Asynchronous CSV Parser in C

by Tadas Vilkeliskis, October 26, 2013

I literally just finished writing the initial version of async CSV parser. This parser is intended to be used in high performance applications, possibly within then event loop to process streaming CSV data. It uses callbacks to notify when the field information is available. The library itself is very bare bones and it’s up to the user to choose the data right data structure to store the data. The library can be found on github.

Example

This example shows how to load a CSV file into a linked list.

int field_cb(csv_parser_t *parser, const char *data, size_t length, int row, int col)
{
    csv_t *csv = parser->data;
    field_t *field;

    if (!csv->tail) {
        field = new_field(data, length, row, col);
        csv->tail = field;
        csv->head = field;
    } else {
        if (csv->tail->row == row && csv->tail->col == col) {
            strncat(csv->tail->data, data, length);
        } else {
            field = new_field(data, length, row, col);
            csv->tail->next = field;
            csv->tail = field;
        }
    }

    return 0;
}

The function above is our callback method. Callbacks can be called multiple times for the same row column combination because data can arrive in chunks. In this particular example we are concatenating data with the previous one if row and column are the same. Otherwise a new link is added.

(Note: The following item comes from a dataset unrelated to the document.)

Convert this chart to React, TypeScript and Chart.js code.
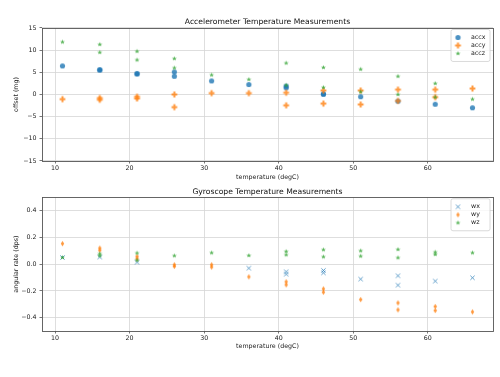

int main(int argc, const char *argv[])
{
    csv_t csv;
    field_t *field;
    char buffer[64];
    ssize_t nread;
    csv_parser_t parser;
    csv_parser_settings_t settings;

    csv.head = NULL;
    csv.tail = NULL;

    settings.delimiter = ',';
    settings.field_cb = field_cb;

    csv_parser_init(&parser);
    parser.data = &csv;

    int fd = open("iris.csv", O_RDONLY);
    if (fd == -1) {
        perror("open");
        return -1;
    }

    while ((nread = read(fd, buffer, sizeof(buffer))) > 0) {
        csv_parser_execute(&parser, &settings, buffer, nread);
    }

    close(fd);

    field = csv.head;
    while (field) {
        printf("row: %3d, col: %3d, data: %s\n", field->row, field->col, field->data);
        field_t *next = field->next;
        free(field);
        field = next;
    }

    return 0;
}

The main function just read the file in 64 byte chunks and processes it with the CSV parser. The full example is in the repo.